15 JANUARY 2005, Page 41

Young blood

Michael Henderson

It isn’t often that an artist can celebrate a personal triumph when the audience is mystified, and the critics hostile, but that was the measure of Daniel Harding’s achievement after he conducted the first Vienna performance of Gustav Mahler’s Tenth Symphony. The Vienna Philharmonic, Mahler’s own orchestra, took to the young Englishman with such warmth that one sensed that a striking new musical partnership may in time emerge.

Certainly Harding would do well to ignore the snide reviews of local critics, who gave the impression that the noble Musikverein was no place to greet a symphony left in sketch form (apart from the first movement) upon Mahler’s death in 1911, and ‘finished’ five decades later by the English music scholar and critic Deryck Cooke. Nor were they sure that another Englishman, and a man of only 29 summers, to boot, should have been entrusted with its first performance in the city where Mahler’s word was writ (until they kicked him out, of course: heroism in the Imperial City has only ever had provisional status, and reputations are amended here, as perhaps nowhere else).

But, finally, in the long campaign to have Mahler’s last work recognised as an authentic symphony, the last citadel has fallen. Leonard Bernstein, who enjoyed a special relationship with this marvellous orchestra, would not perform it. Nor would two other notable Mahlerians, Claudio Abbado and Bernard Haitink, who have lengthy Viennese associations. Simon Rattle could not manage the trick, either. So it was left to his protégé, young Harding of Oxford, to introduce this great, searing work to musicians who, to their credit, jumped a fence at which others have baulked.

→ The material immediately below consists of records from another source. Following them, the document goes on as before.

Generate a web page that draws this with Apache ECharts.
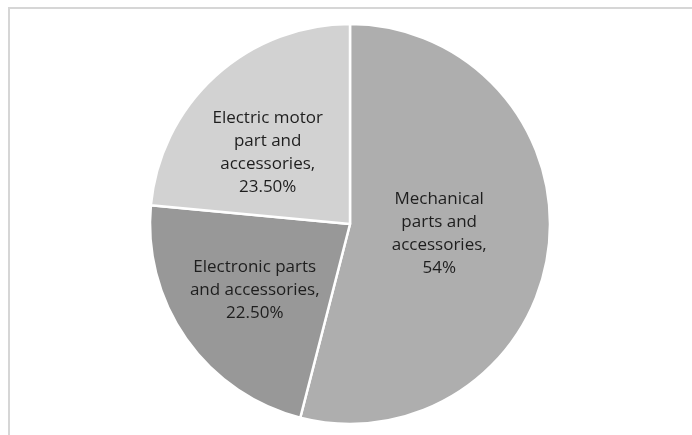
<!DOCTYPE html>
<html>
<head>
<meta charset="utf-8">
<style>
html,body{margin:0;padding:0;background:#fff;}
#c{width:692px;height:435px;}
</style>
<script src="https://cdn.jsdelivr.net/npm/echarts@6/dist/echarts.min.js"></script>
</head>
<body>
<div id="c"></div>
<script>
const categories = ["Mechanical\nparts and\naccessories,\n54%", "Electronic parts\nand accessories,\n22.50%", "Electric motor\npart and\naccessories,\n23.50%"];
const values = [54, 22.5, 23.5];
const colors = ["#aeaeae", "#989898", "#d2d2d2"];
const labelShift = [[-13, -3], [-11, 7], [-13, 5]];

const chart = echarts.init(document.getElementById('c'), null, {renderer: 'canvas'});
chart.setOption({
  animation: false,
  graphic: [
    {type: 'line', shape: {x1: 9, y1: 8, x2: 692, y2: 8}, style: {stroke: '#d6d6d6', lineWidth: 2}},
    {type: 'line', shape: {x1: 9, y1: 7, x2: 9, y2: 435}, style: {stroke: '#d6d6d6', lineWidth: 2}}
  ],
  series: [{
    type: 'pie',
    center: [350, 224],
    radius: 200,
    startAngle: 90,
    clockwise: true,
    itemStyle: {borderColor: '#ffffff', borderWidth: 2.5},
    label: {
      position: 'inside',
      color: '#1e1e1e',
      fontFamily: 'Open Sans',
      fontSize: 17,
      lineHeight: 23,
      align: 'center'
    },
    labelLayout: function (p) {
      const s = labelShift[p.dataIndex];
      return {dx: s[0], dy: s[1]};
    },
    data: values.map((v, i) => ({
      value: v,
      name: categories[i],
      itemStyle: {color: colors[i]},
      label: {formatter: categories[i]}
    }))
  }]
});
</script>
</body>
</html>
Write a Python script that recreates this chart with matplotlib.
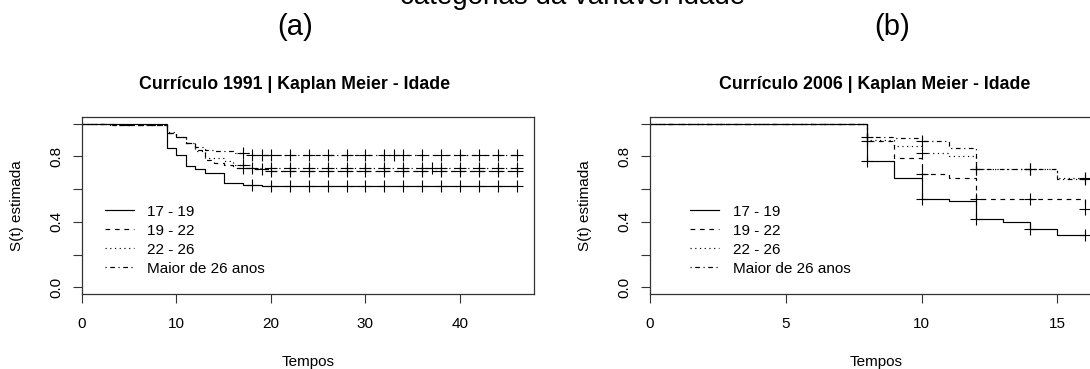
import numpy as np
import matplotlib
matplotlib.use("Agg")
import matplotlib.pyplot as plt

plt.rcParams["font.family"] = ["Liberation Sans", "DejaVu Sans"]

groups = ["17 - 19", "19 - 22", "22 - 26", "Maior de 26 anos"]
styles = ["-", (0, (4, 4)), (0, (1, 3)), (0, (1, 3, 4, 3))]

# Currículo 1991
a_end = 46
a_times = [
    [0, 9, 10, 11, 12, 13, 15, 17, 19],
    [0, 4, 9, 10, 11, 12, 13, 14, 15, 16, 18, 20],
    [0, 3, 9, 10, 11, 12, 13, 15, 16, 18],
    [0, 3, 9, 10, 11, 12, 13, 14, 16, 18],
]
a_surv = [
    [1.0, 0.85, 0.81, 0.74, 0.72, 0.70, 0.64, 0.626, 0.62],
    [1.0, 0.99, 0.94, 0.92, 0.88, 0.84, 0.78, 0.76, 0.75, 0.73, 0.72, 0.71],
    [1.0, 0.99, 0.95, 0.92, 0.88, 0.83, 0.79, 0.77, 0.75, 0.73],
    [1.0, 0.99, 0.94, 0.92, 0.88, 0.86, 0.84, 0.83, 0.82, 0.81],
]
a_censor = [
    [18, 20, 22, 24, 26, 28, 30, 32, 34, 36, 38, 40, 42, 44, 46],
    [17, 19, 20, 22, 24, 26, 28, 30, 32, 34, 36, 38, 40, 42, 44, 46],
    [17, 18, 20, 22, 24, 26, 28, 30, 32, 34, 36, 37, 38, 40, 42, 44, 46],
    [17, 18, 19, 20, 22, 24, 26, 28, 30, 32, 33, 34, 36, 38, 40, 42, 44, 46],
]

# Currículo 2006
b_end = 16
b_times = [
    [0, 8, 9, 10, 11, 12, 13, 14, 15],
    [0, 8, 9, 10, 11, 12, 16],
    [0, 8, 9, 10, 11, 12, 15],
    [0, 8, 9, 10, 11, 12, 15],
]
b_surv = [
    [1.0, 0.77, 0.67, 0.54, 0.53, 0.42, 0.40, 0.355, 0.318],
    [1.0, 0.895, 0.79, 0.69, 0.665, 0.54, 0.48],
    [1.0, 0.90, 0.865, 0.82, 0.80, 0.72, 0.67],
    [1.0, 0.92, 0.91, 0.895, 0.85, 0.72, 0.66],
]
b_censor = [
    [8, 10, 12, 14, 16],
    [8, 10, 12, 14, 16],
    [10, 12, 14, 16],
    [8, 10, 12, 14, 16],
]

fig = plt.figure(figsize=(10.9, 3.69), dpi=100)

ax1 = fig.add_axes([82 / 1090, 1 - 294 / 369, 452 / 1090, 177 / 369])
ax2 = fig.add_axes([650 / 1090, 1 - 294 / 369, 452 / 1090, 177 / 369])


def km_panel(ax, times, surv, censor, end, xmax, xticks, title, title_x, leg_x):
    for t, s, c, ls, lab in zip(times, surv, censor, styles, groups):
        tt = list(t) + [end]
        ss = list(s) + [s[-1]]
        ax.step(tt, ss, where="post", color="black", lw=0.85, linestyle=ls, label=lab)
        # censor marks on the curve
        idx = np.searchsorted(np.array(t), np.array(c), side="right") - 1
        ax.plot(c, np.array(s)[idx], linestyle="none", marker="+",
                markersize=8, markeredgewidth=0.8, color="black")

    ax.set_xlim(0, xmax)
    ax.set_ylim(-0.04, 1.04)
    ax.set_xticks(xticks)
    ax.set_yticks([0, 0.2, 0.4, 0.6, 0.8, 1.0])
    ax.set_yticklabels(["0.0", "", "0.4", "", "0.8", ""])
    ax.tick_params(direction="out", length=6.5, width=0.8, labelsize=11, color="#333333")
    ax.tick_params(axis="x", pad=10)
    ax.tick_params(axis="y", pad=7, labelrotation=90)
    for lb in ax.get_yticklabels():
        lb.set_va("center")
    for sp in ax.spines.values():
        sp.set_linewidth(0.9)
        sp.set_color("#333333")

    ax.set_xlabel("Tempos", fontsize=11)
    ax.xaxis.set_label_coords(0.5, -0.345)
    ax.set_ylabel("S(t) estimada", fontsize=11)
    ax.yaxis.set_label_coords(-0.128, 0.5)
    ax.set_title(title, fontsize=12.8, fontweight="bold", x=title_x, pad=20)

    ax.legend(loc="upper left", bbox_to_anchor=(leg_x, 0.505), frameon=False,
              fontsize=11, handlelength=1.9, handletextpad=0.9,
              labelspacing=0.33, borderaxespad=0, borderpad=0)


km_panel(ax1, a_times, a_surv, a_censor, a_end, a_end * 1.04,
         [0, 10, 20, 30, 40], "Currículo 1991 | Kaplan Meier - Idade",
         (295 - 82) / 452, 0.05)
km_panel(ax2, b_times, b_surv, b_censor, b_end, b_end * 1.04,
         [0, 5, 10, 15], "Currículo 2006 | Kaplan Meier - Idade",
         (875 - 650) / 452, 0.088)

fig.text(573 / 1090, 1 - 4 / 369, "categorias da variável idade",
         fontsize=20, ha="center", va="baseline")
fig.text(295 / 1090, 1 - 27 / 369, "(a)", fontsize=21, ha="center", va="center")
fig.text(892 / 1090, 1 - 27 / 369, "(b)", fontsize=21, ha="center", va="center")

fig.savefig("out.png", dpi=100)
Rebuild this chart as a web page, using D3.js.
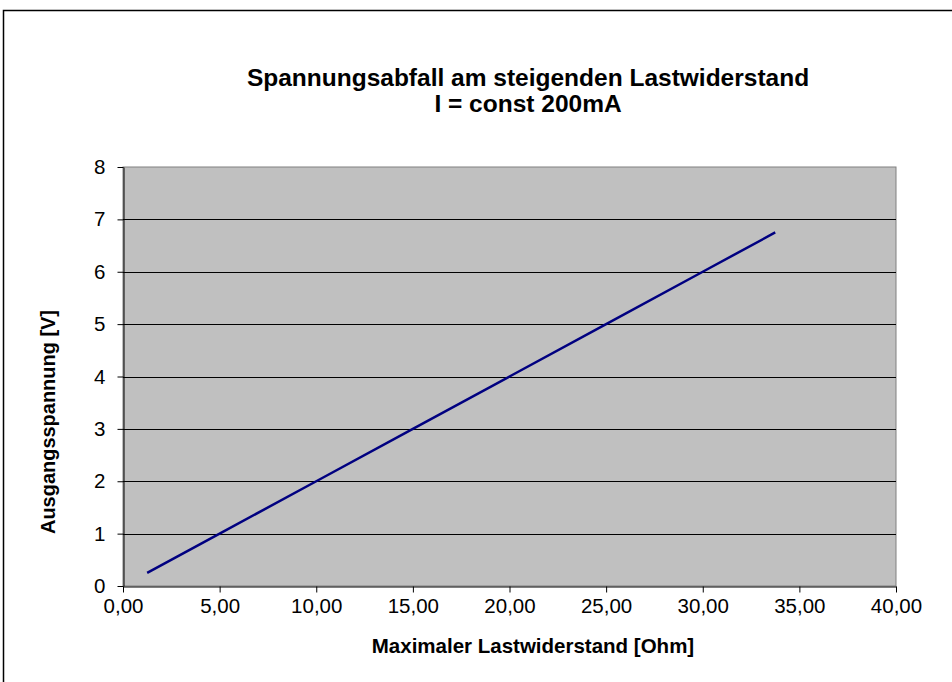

In Vienna, although the musicians were breaking new ground, they were prepared to follow Harding, who has spent much of the past year conducting the symphony throughout Europe and North America. And he was rewarded by a public handshake from the concert master, Rainer Kuchl, who welcomed him back to the stage when he accepted a personal ovation from the audience. It was a gesture that was not intended to go unnoticed, and it did not.

‘You can tell when Kuchl doesn’t take to a conductor,’ said Ian Bousfield, the Yorkshireman who plays trombone in the VPO. ‘His head goes down. But he took to Harding in a way I have never seen before, with any new conductor.’ Harding conducts the Vienna Philharmonic again at Easter, when another boon — he is granted the annual performance of the St Matthew Passion, and he will be in the pit for Don Giovanni at next year’s Salzburg Festival. But that first bridge, when he stood before the orchestra for the first time, may be the most daunting he ever has to cross. Rattle, no shrinking violet, has admitted that he was never more nervous than at his first rehearsal in Vienna, and Harding was hardly more confident. ‘He was almost unable to speak,’ said Bousfield. ‘But he won the orchestra over by letting us play. This is an orchestra that likes to understand the music first, above any other consideration, and he showed us that he knew this music. It took him about 20 minutes.’ In a way it closed a circle that was opened in December 1993 when Harding, then an 18-year-old student assisting Rattle at the City of Birmingham Symphony Orchestra, attended the elder conductor’s debut week in Vienna, which brought two performances of Mahler’s Ninth Symphony. Rattle’s sponsorship of a lad he cherry-picked from Chetham’s, the Manchester music school, preceded a year’s engagement that Harding enjoyed with Abbado, who was then the music director of the Berlin Philharmonic, and it is not misleading to suggest that, for all Rattle’s promotion, Abbado has had the more profound influence on his music-making.

And now, having returned to London after ten years spent in Berlin and Paris, the schoolboy trumpeter really does have the world at his feet. Already the music director of the Mahler Chamber Orchestra, with another European directorship to be confirmed later this month, he will take up his post as the principal guest conductor of the London Symphony Orchestra next year. Clearly, and wisely, the LSO is trying to encourage young British talent. Sir Colin Davis, its music director, is getting no younger, and of the other four major London orchestras, three are in the hands of foreigners (two of Davis’s vintage), and the BBC Symphony, having sacked Leonard Slatkin, has yet to appoint his successor.

As the youngest man to conduct the Berlin Philharmonic, and the youngest to appear at the Proms, Harding, though young, has some bottle-age. He has also won over the grand orchestras of Dresden and Leipzig, and established an annual operatic residency at Aix-en-Provence, where he collaborated with Peter Brook on Don Giovanni and Luc Bondy on The Turn of the Screw, a production that came later to the Edinburgh Festival.

Yet, apart from occasional appearances with the LSO and LPO, a Deborah Warner Screw at Covent Garden, and a Jenufa with Welsh National Opera, British audiences have seen little of Harding. That is why the LSO post is so important. To lose Rattle to Berlin was by no means a disaster for the London orchestras. After all, he dedicated 18 prime years to Birmingham before leaving for the most dazzling musical stage of all in Berlin. But it is surely in everybody’s interests to nurture younger talents for the benefit of British audiences, and Harding could hardly have made a more promising start.